-- begin Dataset extract --
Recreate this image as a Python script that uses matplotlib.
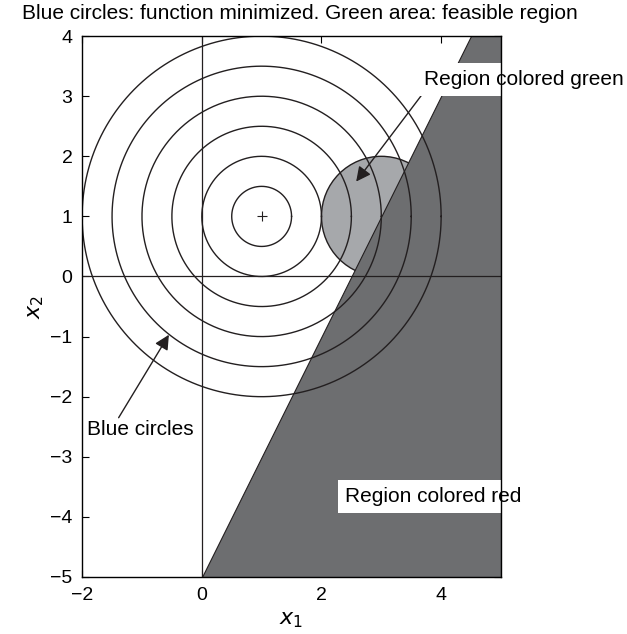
"""
Minimización con restricciones: curvas de nivel y región factible
"""

import numpy as np
import matplotlib.pyplot as plt
from matplotlib.patches import Circle, Polygon

plt.rcParams['font.family'] = ['Liberation Sans', 'DejaVu Sans']

# datos
center = (1.0, 1.0)                       # mínimo de la función
radii = [0.5, 1.0, 1.5, 2.0, 2.5, 3.0]    # curvas de nivel
feas_center = (3.0, 1.0)                  # disco de la restricción
feas_radius = 1.0
line_slope, line_icpt = 2.0, -5.0         # x2 = 2*x1 - 5
xlim = (-2, 5)
ylim = (-5, 4)
xticks = [-2, 0, 2, 4]
yticks = [-5, -4, -3, -2, -1, 0, 1, 2, 3, 4]

dark = '#6d6e70'
light = '#a6a8ab'
ink = '#231f20'

fig = plt.figure(figsize=(6.27, 6.34), dpi=100)
ax = fig.add_axes([0.131, 0.090, 0.668, 0.853])

# disco "verde"
ax.add_patch(Circle(feas_center, feas_radius, facecolor=light,
                    edgecolor=ink, lw=1.0, zorder=1))

# región "roja": debajo de la recta
x_top = (ylim[1] - line_icpt) / line_slope
x_bot = (ylim[0] - line_icpt) / line_slope
poly = [(x_bot, ylim[0]), (xlim[1], ylim[0]), (xlim[1], ylim[1]), (x_top, ylim[1])]
ax.add_patch(Polygon(poly, closed=True, facecolor=dark, edgecolor=ink,
                     lw=0.8, zorder=2))

# curvas de nivel
th = np.linspace(0, 2*np.pi, 400)
for r in radii:
    ax.plot(center[0] + r*np.cos(th), center[1] + r*np.sin(th),
            color=ink, lw=1.0, zorder=3)
ax.plot(*center, marker='+', color=ink, ms=7, mew=0.8, zorder=4)

# ejes x=0, y=0
ax.plot([0, 0], ylim, color=ink, lw=0.9, zorder=3)
ax.plot(xlim, [0, 0], color=ink, lw=0.9, zorder=3)

arrow = dict(arrowstyle='-|>', color=ink, lw=1.0, mutation_scale=22,
             shrinkA=0, shrinkB=0)
ax.annotate('', xy=(2.58, 1.58), xytext=(3.69, 3.04),
            arrowprops=arrow, zorder=5)
ax.text(5.39, 3.28, 'Region colored green', fontsize=15, ha='center',
        va='center', zorder=6, clip_on=False,
        bbox=dict(facecolor='white', edgecolor='none', pad=5))
ax.annotate('', xy=(-0.55, -0.97), xytext=(-1.39, -2.35),
            arrowprops=arrow, zorder=5)
ax.text(-1.03, -2.55, 'Blue circles', fontsize=15, ha='center',
        va='center', zorder=6,
        bbox=dict(facecolor='white', edgecolor='none', pad=1))
ax.text(3.87, -3.66, 'Region colored red', fontsize=15, ha='center',
        va='center', zorder=6, clip_on=False,
        bbox=dict(facecolor='white', edgecolor='none', pad=5))

ax.set_xlim(*xlim)
ax.set_ylim(*ylim)
ax.set_xticks(xticks)
ax.set_yticks(yticks)
ax.set_xticklabels([str(v).replace('-', '\u2212') for v in xticks])
ax.set_yticklabels([str(v).replace('-', '\u2212') for v in yticks])
ax.tick_params(direction='in', top=True, right=True, labelsize=14, length=5,
               width=0.8)
ax.tick_params(axis='x', pad=7)
ax.tick_params(axis='y', pad=7)
for s in ax.spines.values():
    s.set_linewidth(1.0)
    s.set_zorder(7)
ax.set_xlabel('$x_1$', fontsize=16, labelpad=4)
ax.set_ylabel('$x_2$', fontsize=16, labelpad=3)

fig.text(0.035, 0.978, 'Blue circles: function minimized. Green area: feasible region',
         fontsize=15, ha='left', va='center')

plt.savefig('out.png', dpi=100)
-- end Dataset extract --
_Given exercise_
Exactly as they appear, print the lines of the listing above from its first line through the line that contains "plt.rcParams['font.family'] = ['Liberation", minus the pictures.

_The response_
Recreate this image as a Python script that uses matplotlib.
"""
Minimización con restricciones: curvas de nivel y región factible
"""

import numpy as np
import matplotlib.pyplot as plt
from matplotlib.patches import Circle, Polygon

plt.rcParams['font.family'] = ['Liberation Sans', 'DejaVu Sans']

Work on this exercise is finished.